Сегодня это особенно актуально – ведь через океан находится другая империя, постулирующая себя в идеологеме - «Сияющего града на холме» – то есть Нового Иерусалима. При этом, набрасывающая на себя римскую тогу: капитолийский холм, сенаторы, борьба с «силами зла». Которым все чаще становится Россия в любой ее политической ипостаси.
В этом уже апокалиптическом противостоянии нам самим важно опереться на правильную идеологему с духовным фундаментом. Не спутав ее с сиюминутными выгодами и псевдо-имперскими амбициями. Не водрузить себе на знамена – совсем не тот Рим и не тот Иерусалим. Поклонившись в трактовке Августина блаженнного не граду небесному, а граду земному.
Хотелось бы завершить цитатой историка Льва Гумилева, объединяющей все три понятия, о которых здесь говорилось. «Россия стала Третьим Римом, но одновременно она является оплотом Вселенского Православия, как новый Иерусалим, и это все вместе называется Святая Русь».
Добавлю от себя, что Святая Русь – это сама живая душа русского народа, которую ему предстоит вновь отыскать как спящую царевну. Отыскать и пробудить поцелуем Христовой Любви.
Андрей Самохин, член союза писателей России
[1] А.С Панарин «Православная цивилизация» – М.: Институт русской цивилизации, 2014 С. 7
[2] С.С .Аверинцев Византия и Русь: два типа духовности. Статья первая // Новый мир. – 1988 – № 7.– С. 216,
[3] Ильин И.А. «Святая Русь». «Богомолье» Шмелева // Ильин И.А. Одинокий художник. Статьи, речи, лекции. М., 1993. С. 129).

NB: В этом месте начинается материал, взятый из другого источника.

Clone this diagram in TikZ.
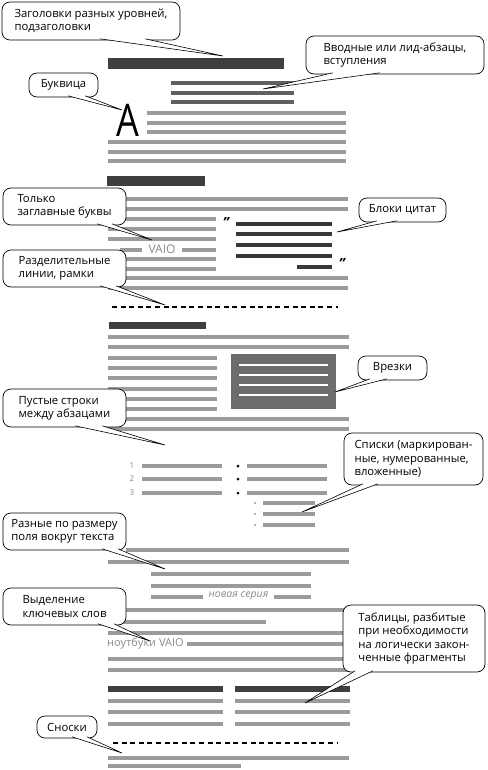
\documentclass[tikz,border=0pt]{standalone}
\usepackage{fontspec}
\setmainfont{Open Sans}
\usepackage{xcolor}
\usepackage{tikz}
\usetikzlibrary{calc}

\definecolor{headgray}{HTML}{3F3F3F}
\definecolor{leadgray}{HTML}{5F5F5F}
\definecolor{bodygray}{HTML}{9B9B9B}
\definecolor{boxgray}{HTML}{6D6D6D}
\definecolor{quotegray}{HTML}{383838}
\definecolor{textgray}{HTML}{8A8A8A}

\begin{document}
\begin{tikzpicture}[x=1pt, y=-1pt,
    bodyline/.style={draw=bodygray, line width=3.2pt},
    leadline/.style={draw=leadgray, line width=3.6pt},
    quoteline/.style={draw=quotegray, line width=3.6pt},
    headbar/.style={fill=headgray},
    dashrule/.style={draw=black, line width=1.6pt, dash pattern=on 5pt off 3.6pt},
    callout/.style={draw, fill=white, line width=0.7pt, rounded corners=8pt,
        anchor=north west, outer sep=0pt, inner xsep=6pt, inner ysep=2pt,
        align=left, font=\fontsize{11.3}{13.3}\selectfont},
    calltail/.style={draw, fill=white, line width=0.6pt, line join=miter},
    graytext/.style={text=textgray, inner sep=0pt}
]
    \useasboundingbox (0,0) rectangle (487,770);

    % headings and lead paragraph
    \fill[headbar] (108,58) rectangle (284,69);
    \foreach \y in {83,93,102}
    \draw[leadline] (171,\y) -- (294,\y);
    \node[anchor=base west, inner sep=0pt, font=\fontsize{45}{45}\selectfont] (dropA) at (116,137) {\scalebox{0.8}[1]{A}};
    \foreach \y in {113,123,132}
    \draw[bodyline] (147,\y) -- (346,\y);
    \foreach \y in {142,152,161}
    \draw[bodyline] (108,\y) -- (346,\y);

    % second section, quote block
    \fill[headbar] (107,176) rectangle (205,186);
    \foreach \y in {199,209,278,288}
    \draw[bodyline] (108,\y) -- (348,\y);
    \foreach \y in {219,229,239,259,269}
    \draw[bodyline] (108,\y) -- (216,\y);
    \draw[bodyline] (120,250) -- (142,250);
    \node[graytext, font=\fontsize{12}{12}\selectfont] (vaio) at (162,249) {VAIO};
    \draw[bodyline] (182,250) -- (216,250);
    \foreach \y in {224,234,245,256}
    \draw[quoteline] (236,\y) -- (332,\y);
    \draw[quoteline] (297,267) -- (332,267);
    \node[font=\bfseries\itshape\fontsize{14}{14}\selectfont, inner sep=0pt] (qopen) at (226,223) {\char"22};
    \node[font=\bfseries\itshape\fontsize{14}{14}\selectfont, inner sep=0pt] (qclose) at (342,264) {\char"22};
    \draw[dashrule] (112,307) -- (338,307);

    % third section with sidebar
    \fill[headbar] (109,322) rectangle (206,329);
    \foreach \y in {337,347,419,429}
    \draw[bodyline] (108,\y) -- (349,\y);
    \foreach \y in {358,368,378,389,399,409}
    \draw[bodyline] (108,\y) -- (217,\y);
    \fill[boxgray] (231,354) rectangle (336,409);
    \foreach \y in {365,375,385,395}
    \draw[white, line width=2.6pt] (239,\y) -- (328,\y);

    % lists
    \foreach \n/\y in {1/466,2/479,3/493} {
        \node[graytext, font=\fontsize{8}{8}\selectfont] (num\n) at (132,\y) {\n};
        \draw[bodyline] (142,\y) -- (222,\y);
        \fill[black] (238,\y) circle (1.5);
        \draw[bodyline] (247,\y) -- (327,\y);
    }
    \foreach \y in {503,514,525} {
        \fill[bodygray] (255,\y) circle (1.1);
        \draw[bodyline] (263,\y) -- (315,\y);
    }

    % margins, keywords
    \draw[bodyline] (126,550) -- (349,550);
    \draw[bodyline] (108,562) -- (349,562);
    \foreach \y in {574,586}
    \draw[bodyline] (151,\y) -- (311,\y);
    \draw[bodyline] (151,597) -- (203,597);
    \node[graytext, font=\itshape\fontsize{10.5}{10.5}\selectfont] (series) at (238.5,596) {новая серия};
    \draw[bodyline] (274,597) -- (311,597);
    \foreach \y in {610,633,659,670}
    \draw[bodyline] (108,\y) -- (349,\y);
    \draw[bodyline] (108,622) -- (266,622);
    \node[graytext, anchor=west, font=\fontsize{11}{11}\selectfont] (laptops) at (107,644) {ноутбуки VAIO};
    \draw[bodyline] (187,644) -- (347,644);

    % tables
    \fill[headbar] (108,686) rectangle (223,692);
    \fill[headbar] (235,686) rectangle (350,692);
    \foreach \y in {701,712,724} {
        \draw[bodyline] (108,\y) -- (223,\y);
        \draw[bodyline] (235,\y) -- (350,\y);
    }

    % footnotes
    \draw[dashrule] (113,743) -- (338,743);
    \draw[bodyline] (108,758) -- (349,758);
    \draw[bodyline] (108,766) -- (241,766);

    % callouts
    \node[callout, minimum width=178pt, minimum height=38pt] (heads) at (2,2) {Заголовки разных уровней,\\подзаголовки};
    \node[callout, minimum width=178pt, minimum height=38pt] (lead) at (306,36) {Вводные или лид-абзацы,\\вступления};
    \node[callout, minimum width=69pt, minimum height=24pt] (dropcap) at (29,73) {Буквица};
    \node[callout, minimum width=123pt, minimum height=37pt] (caps) at (3,188) {Только\\заглавные буквы};
    \node[callout, minimum width=87pt, minimum height=24pt] (quotes) at (359,198) {Блоки цитат};
    \node[callout, minimum width=123pt, minimum height=37pt] (rules) at (3,250) {Разделительные\\линии, рамки};
    \node[callout, minimum width=69pt, minimum height=24pt] (sidebar) at (358,356) {Врезки};
    \node[callout, minimum width=123pt, minimum height=38pt] (blank) at (3,389) {Пустые строки\\между абзацами};
    \node[callout, minimum width=139pt, minimum height=52pt] (lists) at (344,433) {Списки (маркирован-\\ные, нумерованные,\\вложенные)};
    \node[callout, minimum width=123pt, minimum height=37pt] (margins) at (3,513) {Разные по размеру\\поля вокруг текста};
    \node[callout, minimum width=123pt, minimum height=37pt] (keys) at (3,588) {Выделение\\ключевых слов};
    \node[callout, minimum width=142pt, minimum height=67pt] (tables) at (343,605) {Таблицы, разбитые\\при необходимости\\на логически закон-\\ченные фрагменты};
    \node[callout, minimum width=60pt, minimum height=22pt] (notes) at (37,716) {Сноски};

    % tips of the callouts
    \coordinate (headsTip) at (223,56);
    \coordinate (leadTip) at (263,89);
    \coordinate (dropcapTip) at (122,110);
    \coordinate (capsTip) at (152,240);
    \coordinate (quotesTip) at (337,232);
    \coordinate (rulesTip) at (165,305);
    \coordinate (sidebarTip) at (335,392);
    \coordinate (blankTip) at (165,445);
    \coordinate (listsTip) at (302,512);
    \coordinate (marginsTip) at (165,569);
    \coordinate (keysTip) at (150,641);
    \coordinate (tablesTip) at (305,703);
    \coordinate (notesTip) at (122,753);

    \foreach \c/\a/\b in {heads/98/143, lead/27/74, dropcap/39/56, caps/94/109,
        quotes/18/38, rules/97/113, sidebar/12/29, blank/72/99, lists/19/34,
        margins/99/115, keys/95/111, tables/12/30, notes/35/50}
    \filldraw[calltail] ($(\c.south west)+(\a,-1.2)$) -- (\c Tip) -- ($(\c.south west)+(\b,-1.2)$);

\end{tikzpicture}
\end{document}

[4] Д. Лихачёв «Нельзя уйти от самих себя» «Новый мир», 1994, №6.
[5] Федотов Г.П. Стихи духовные: Русская народная вера по духовным стихам. М., 1991. С. 79
[6] Послание монаха псковского Елеазарова монастыря Филофея дьяку М.Г. Мисюрю Мунехину с изложением концепции «Третьего Рима». //Синицына Н.В. Третий Рим. Истоки и эволюция русской средневековой концепции (XV-XVI вв.). - М.: Издательство «Индрик», 1998, С. 343.
[7] «Петр Великий в его изречениях». М., 1991. С. 88.